Friday 3 January 2014

REVIEW - LONE SURVIVOR


You might as well watch an American flag flying for two hours as watch Peter Berg's Lone Survivor, not least for the fact that both would be equally interesting. It undoubtedly is not the best advertisement for the US military, but it undoubtedly is the most zealous, and most sickening tribute to them. A crass, stupid, unimaginatively-made exercise in extreme jingoism, this sexist and racist enterprise features a number of sexist, racist and homophobic brutes getting into some perilous circumstances and suffering so that they might be lauded as heroes by a closing montage that made my eyes water with fury. Four young, white, tough, attractive men take to the Afghan mountains to murder some sand niggers - none of their victims are named in the film, nor presented as any more than brief brown blurs in front of the camera lens in the film's interminable gunfight sequences. I was not weaned, as a child, on violent video games, and so have no interest in elongated passages of gunfire and shouting on the soundtrack accompanied by various shades of greige whizzing past my eyes, and all for the purpose of watching state-sponsored massacre. These poor fellows are beatified by Berg's direction for grazing their cheekbones, and afforded grand, stoic demises at the hands of these faceless foreigners.
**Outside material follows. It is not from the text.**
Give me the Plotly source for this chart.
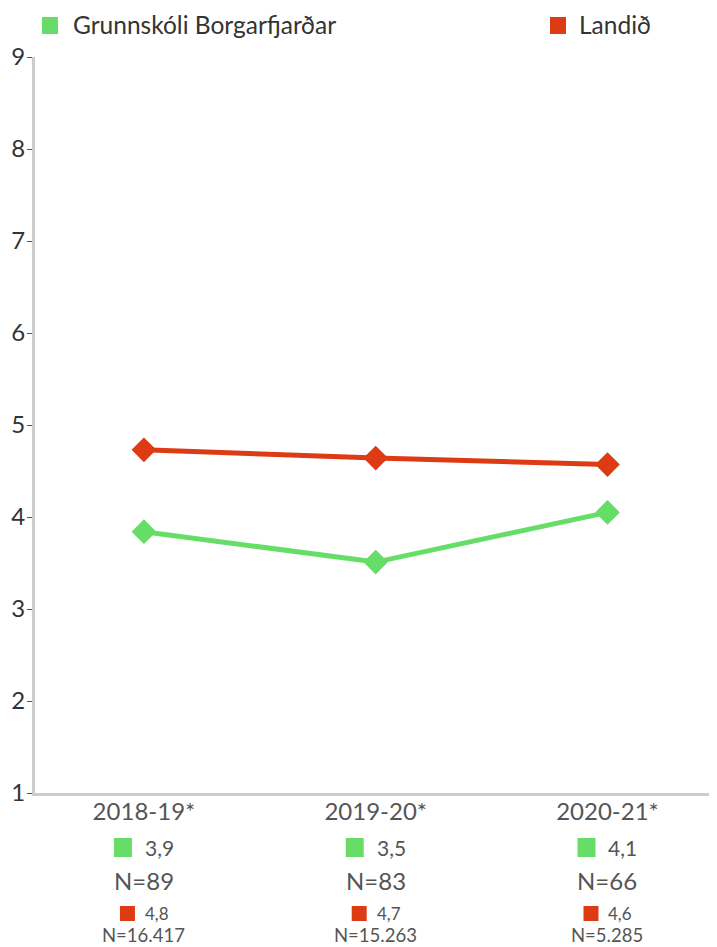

Sure, this all happened, to some extent, though it's not only possible but also of greater value to the plot to produce a more balanced view on combat, rather than this aggressively pro-West, pro-violence stance (in a film whose very existence perpetuates the pro-male attitude of contemporary filmmaking, and the culture of intolerance that is unwittingly extolled at a number of points herein). And a slick studio production based on a novelised, subjective account of events some eight and a half years ago? How certain can one be that, indeed, this all happened?